[START]

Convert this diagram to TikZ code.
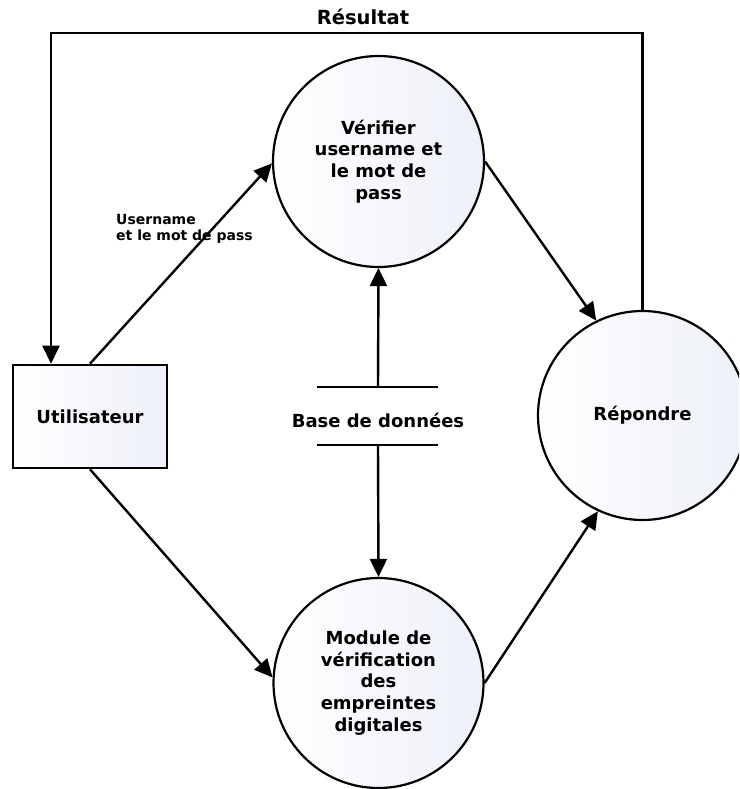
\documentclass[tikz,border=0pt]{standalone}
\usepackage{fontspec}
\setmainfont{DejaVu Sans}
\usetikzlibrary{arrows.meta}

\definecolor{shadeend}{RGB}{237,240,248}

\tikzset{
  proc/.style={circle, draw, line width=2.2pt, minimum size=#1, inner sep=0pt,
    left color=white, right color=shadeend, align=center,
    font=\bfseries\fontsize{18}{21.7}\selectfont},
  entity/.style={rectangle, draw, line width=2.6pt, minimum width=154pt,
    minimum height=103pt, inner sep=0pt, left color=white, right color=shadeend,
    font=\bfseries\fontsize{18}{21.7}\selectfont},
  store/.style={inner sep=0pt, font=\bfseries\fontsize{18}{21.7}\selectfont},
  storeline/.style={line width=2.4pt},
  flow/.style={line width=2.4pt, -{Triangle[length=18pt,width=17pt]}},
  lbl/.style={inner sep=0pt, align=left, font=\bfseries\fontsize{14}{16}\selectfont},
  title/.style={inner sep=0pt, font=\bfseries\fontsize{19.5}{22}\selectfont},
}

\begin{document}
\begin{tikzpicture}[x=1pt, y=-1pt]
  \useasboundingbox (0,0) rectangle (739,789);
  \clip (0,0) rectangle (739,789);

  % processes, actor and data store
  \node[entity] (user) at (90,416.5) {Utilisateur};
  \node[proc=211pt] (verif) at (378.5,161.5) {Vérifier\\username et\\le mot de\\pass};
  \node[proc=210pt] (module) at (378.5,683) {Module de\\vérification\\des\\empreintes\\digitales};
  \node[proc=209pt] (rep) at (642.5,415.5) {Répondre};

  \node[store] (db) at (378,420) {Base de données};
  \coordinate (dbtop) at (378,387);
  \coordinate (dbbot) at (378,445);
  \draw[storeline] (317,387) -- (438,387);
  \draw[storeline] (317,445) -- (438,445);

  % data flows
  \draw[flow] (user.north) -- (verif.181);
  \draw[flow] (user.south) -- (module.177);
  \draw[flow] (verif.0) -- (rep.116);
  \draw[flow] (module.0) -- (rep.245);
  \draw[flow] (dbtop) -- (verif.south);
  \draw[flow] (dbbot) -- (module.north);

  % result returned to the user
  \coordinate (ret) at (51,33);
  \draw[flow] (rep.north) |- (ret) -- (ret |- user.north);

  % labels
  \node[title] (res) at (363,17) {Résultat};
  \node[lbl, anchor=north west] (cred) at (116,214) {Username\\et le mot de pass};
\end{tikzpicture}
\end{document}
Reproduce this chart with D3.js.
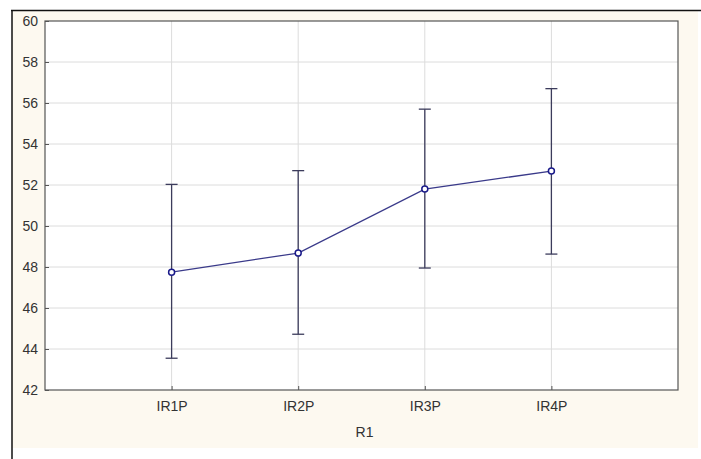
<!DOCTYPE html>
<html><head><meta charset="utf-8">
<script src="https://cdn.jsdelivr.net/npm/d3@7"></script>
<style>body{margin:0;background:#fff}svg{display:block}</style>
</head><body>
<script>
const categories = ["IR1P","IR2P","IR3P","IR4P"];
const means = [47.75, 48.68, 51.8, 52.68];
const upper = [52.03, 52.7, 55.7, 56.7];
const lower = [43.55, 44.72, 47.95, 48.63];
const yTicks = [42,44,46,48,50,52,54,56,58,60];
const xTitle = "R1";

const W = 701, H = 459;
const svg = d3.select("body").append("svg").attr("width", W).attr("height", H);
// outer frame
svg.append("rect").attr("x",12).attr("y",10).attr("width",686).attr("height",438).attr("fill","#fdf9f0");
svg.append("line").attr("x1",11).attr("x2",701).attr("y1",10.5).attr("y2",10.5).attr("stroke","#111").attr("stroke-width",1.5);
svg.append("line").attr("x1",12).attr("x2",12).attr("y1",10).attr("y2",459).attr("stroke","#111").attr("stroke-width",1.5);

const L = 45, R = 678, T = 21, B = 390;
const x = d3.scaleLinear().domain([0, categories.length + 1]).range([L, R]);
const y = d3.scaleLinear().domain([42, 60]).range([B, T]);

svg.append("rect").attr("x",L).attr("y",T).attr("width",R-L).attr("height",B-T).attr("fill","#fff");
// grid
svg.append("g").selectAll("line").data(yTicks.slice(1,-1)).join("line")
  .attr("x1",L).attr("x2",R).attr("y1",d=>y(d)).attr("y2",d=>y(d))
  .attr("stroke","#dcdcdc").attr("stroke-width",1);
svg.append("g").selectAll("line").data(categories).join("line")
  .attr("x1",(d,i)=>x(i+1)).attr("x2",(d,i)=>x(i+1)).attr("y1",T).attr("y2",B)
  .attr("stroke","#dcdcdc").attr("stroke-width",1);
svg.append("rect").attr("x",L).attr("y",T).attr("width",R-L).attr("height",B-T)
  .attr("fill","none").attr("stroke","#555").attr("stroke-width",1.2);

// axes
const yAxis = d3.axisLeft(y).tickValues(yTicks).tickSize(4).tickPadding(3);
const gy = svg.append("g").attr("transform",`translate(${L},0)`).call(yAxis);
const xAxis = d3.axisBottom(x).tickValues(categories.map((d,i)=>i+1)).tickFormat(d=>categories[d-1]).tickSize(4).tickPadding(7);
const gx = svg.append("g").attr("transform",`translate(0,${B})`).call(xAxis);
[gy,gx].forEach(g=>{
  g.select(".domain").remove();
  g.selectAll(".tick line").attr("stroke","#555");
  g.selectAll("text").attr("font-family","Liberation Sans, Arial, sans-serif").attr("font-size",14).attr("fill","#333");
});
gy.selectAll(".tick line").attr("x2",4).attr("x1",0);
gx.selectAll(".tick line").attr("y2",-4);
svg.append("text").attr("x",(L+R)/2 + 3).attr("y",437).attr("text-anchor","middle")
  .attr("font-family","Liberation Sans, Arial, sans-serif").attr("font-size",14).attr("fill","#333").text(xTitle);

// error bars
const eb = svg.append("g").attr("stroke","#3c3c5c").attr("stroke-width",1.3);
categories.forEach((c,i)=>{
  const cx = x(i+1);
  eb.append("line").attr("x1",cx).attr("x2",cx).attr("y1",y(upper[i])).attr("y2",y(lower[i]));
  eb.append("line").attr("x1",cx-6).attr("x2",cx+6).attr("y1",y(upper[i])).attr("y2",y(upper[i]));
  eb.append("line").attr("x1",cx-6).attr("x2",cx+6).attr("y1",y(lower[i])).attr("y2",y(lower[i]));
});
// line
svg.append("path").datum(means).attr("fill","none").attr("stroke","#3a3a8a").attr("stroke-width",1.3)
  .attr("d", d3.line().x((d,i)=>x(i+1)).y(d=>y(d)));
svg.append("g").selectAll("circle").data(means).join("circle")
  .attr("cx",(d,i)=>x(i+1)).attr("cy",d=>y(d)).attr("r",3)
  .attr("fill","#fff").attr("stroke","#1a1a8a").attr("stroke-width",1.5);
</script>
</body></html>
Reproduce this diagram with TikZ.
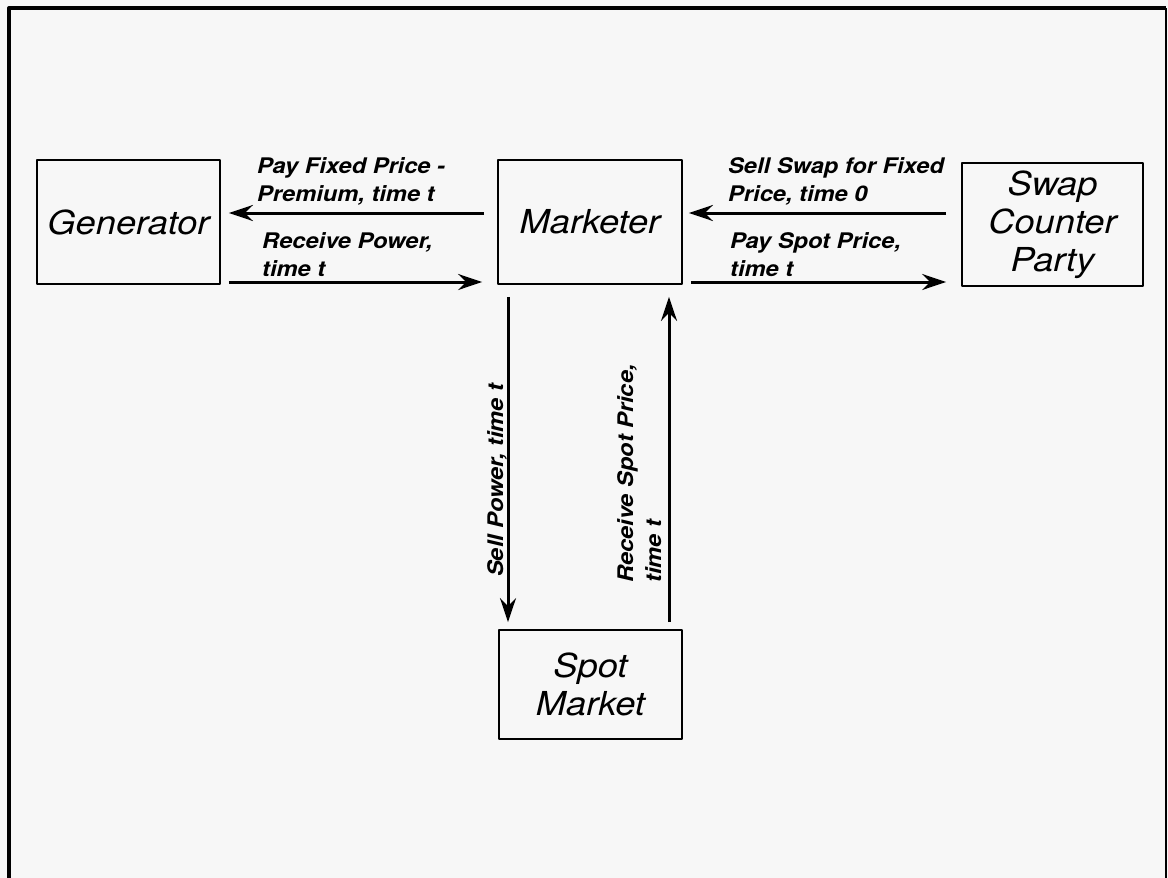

[END]

:: Short problem ::
Write out the whole listing exactly, and drop the pictures.

:: Solution to the exercise ::
Convert this diagram to TikZ code.
\documentclass[tikz,border=0pt]{standalone}
\usepackage{fontspec}
\setmainfont{DejaVu Sans}
\usetikzlibrary{arrows.meta}

\definecolor{shadeend}{RGB}{237,240,248}

\tikzset{
  proc/.style={circle, draw, line width=2.2pt, minimum size=#1, inner sep=0pt,
    left color=white, right color=shadeend, align=center,
    font=\bfseries\fontsize{18}{21.7}\selectfont},
  entity/.style={rectangle, draw, line width=2.6pt, minimum width=154pt,
    minimum height=103pt, inner sep=0pt, left color=white, right color=shadeend,
    font=\bfseries\fontsize{18}{21.7}\selectfont},
  store/.style={inner sep=0pt, font=\bfseries\fontsize{18}{21.7}\selectfont},
  storeline/.style={line width=2.4pt},
  flow/.style={line width=2.4pt, -{Triangle[length=18pt,width=17pt]}},
  lbl/.style={inner sep=0pt, align=left, font=\bfseries\fontsize{14}{16}\selectfont},
  title/.style={inner sep=0pt, font=\bfseries\fontsize{19.5}{22}\selectfont},
}

\begin{document}
\begin{tikzpicture}[x=1pt, y=-1pt]
  \useasboundingbox (0,0) rectangle (739,789);
  \clip (0,0) rectangle (739,789);

  % processes, actor and data store
  \node[entity] (user) at (90,416.5) {Utilisateur};
  \node[proc=211pt] (verif) at (378.5,161.5) {Vérifier\\username et\\le mot de\\pass};
  \node[proc=210pt] (module) at (378.5,683) {Module de\\vérification\\des\\empreintes\\digitales};
  \node[proc=209pt] (rep) at (642.5,415.5) {Répondre};

  \node[store] (db) at (378,420) {Base de données};
  \coordinate (dbtop) at (378,387);
  \coordinate (dbbot) at (378,445);
  \draw[storeline] (317,387) -- (438,387);
  \draw[storeline] (317,445) -- (438,445);

  % data flows
  \draw[flow] (user.north) -- (verif.181);
  \draw[flow] (user.south) -- (module.177);
  \draw[flow] (verif.0) -- (rep.116);
  \draw[flow] (module.0) -- (rep.245);
  \draw[flow] (dbtop) -- (verif.south);
  \draw[flow] (dbbot) -- (module.north);

  % result returned to the user
  \coordinate (ret) at (51,33);
  \draw[flow] (rep.north) |- (ret) -- (ret |- user.north);

  % labels
  \node[title] (res) at (363,17) {Résultat};
  \node[lbl, anchor=north west] (cred) at (116,214) {Username\\et le mot de pass};
\end{tikzpicture}
\end{document}
Reproduce this chart with D3.js.
<!DOCTYPE html>
<html><head><meta charset="utf-8">
<script src="https://cdn.jsdelivr.net/npm/d3@7"></script>
<style>body{margin:0;background:#fff}svg{display:block}</style>
</head><body>
<script>
const categories = ["IR1P","IR2P","IR3P","IR4P"];
const means = [47.75, 48.68, 51.8, 52.68];
const upper = [52.03, 52.7, 55.7, 56.7];
const lower = [43.55, 44.72, 47.95, 48.63];
const yTicks = [42,44,46,48,50,52,54,56,58,60];
const xTitle = "R1";

const W = 701, H = 459;
const svg = d3.select("body").append("svg").attr("width", W).attr("height", H);
// outer frame
svg.append("rect").attr("x",12).attr("y",10).attr("width",686).attr("height",438).attr("fill","#fdf9f0");
svg.append("line").attr("x1",11).attr("x2",701).attr("y1",10.5).attr("y2",10.5).attr("stroke","#111").attr("stroke-width",1.5);
svg.append("line").attr("x1",12).attr("x2",12).attr("y1",10).attr("y2",459).attr("stroke","#111").attr("stroke-width",1.5);

const L = 45, R = 678, T = 21, B = 390;
const x = d3.scaleLinear().domain([0, categories.length + 1]).range([L, R]);
const y = d3.scaleLinear().domain([42, 60]).range([B, T]);

svg.append("rect").attr("x",L).attr("y",T).attr("width",R-L).attr("height",B-T).attr("fill","#fff");
// grid
svg.append("g").selectAll("line").data(yTicks.slice(1,-1)).join("line")
  .attr("x1",L).attr("x2",R).attr("y1",d=>y(d)).attr("y2",d=>y(d))
  .attr("stroke","#dcdcdc").attr("stroke-width",1);
svg.append("g").selectAll("line").data(categories).join("line")
  .attr("x1",(d,i)=>x(i+1)).attr("x2",(d,i)=>x(i+1)).attr("y1",T).attr("y2",B)
  .attr("stroke","#dcdcdc").attr("stroke-width",1);
svg.append("rect").attr("x",L).attr("y",T).attr("width",R-L).attr("height",B-T)
  .attr("fill","none").attr("stroke","#555").attr("stroke-width",1.2);

// axes
const yAxis = d3.axisLeft(y).tickValues(yTicks).tickSize(4).tickPadding(3);
const gy = svg.append("g").attr("transform",`translate(${L},0)`).call(yAxis);
const xAxis = d3.axisBottom(x).tickValues(categories.map((d,i)=>i+1)).tickFormat(d=>categories[d-1]).tickSize(4).tickPadding(7);
const gx = svg.append("g").attr("transform",`translate(0,${B})`).call(xAxis);
[gy,gx].forEach(g=>{
  g.select(".domain").remove();
  g.selectAll(".tick line").attr("stroke","#555");
  g.selectAll("text").attr("font-family","Liberation Sans, Arial, sans-serif").attr("font-size",14).attr("fill","#333");
});
gy.selectAll(".tick line").attr("x2",4).attr("x1",0);
gx.selectAll(".tick line").attr("y2",-4);
svg.append("text").attr("x",(L+R)/2 + 3).attr("y",437).attr("text-anchor","middle")
  .attr("font-family","Liberation Sans, Arial, sans-serif").attr("font-size",14).attr("fill","#333").text(xTitle);

// error bars
const eb = svg.append("g").attr("stroke","#3c3c5c").attr("stroke-width",1.3);
categories.forEach((c,i)=>{
  const cx = x(i+1);
  eb.append("line").attr("x1",cx).attr("x2",cx).attr("y1",y(upper[i])).attr("y2",y(lower[i]));
  eb.append("line").attr("x1",cx-6).attr("x2",cx+6).attr("y1",y(upper[i])).attr("y2",y(upper[i]));
  eb.append("line").attr("x1",cx-6).attr("x2",cx+6).attr("y1",y(lower[i])).attr("y2",y(lower[i]));
});
// line
svg.append("path").datum(means).attr("fill","none").attr("stroke","#3a3a8a").attr("stroke-width",1.3)
  .attr("d", d3.line().x((d,i)=>x(i+1)).y(d=>y(d)));
svg.append("g").selectAll("circle").data(means).join("circle")
  .attr("cx",(d,i)=>x(i+1)).attr("cy",d=>y(d)).attr("r",3)
  .attr("fill","#fff").attr("stroke","#1a1a8a").attr("stroke-width",1.5);
</script>
</body></html>
Reproduce this diagram with TikZ.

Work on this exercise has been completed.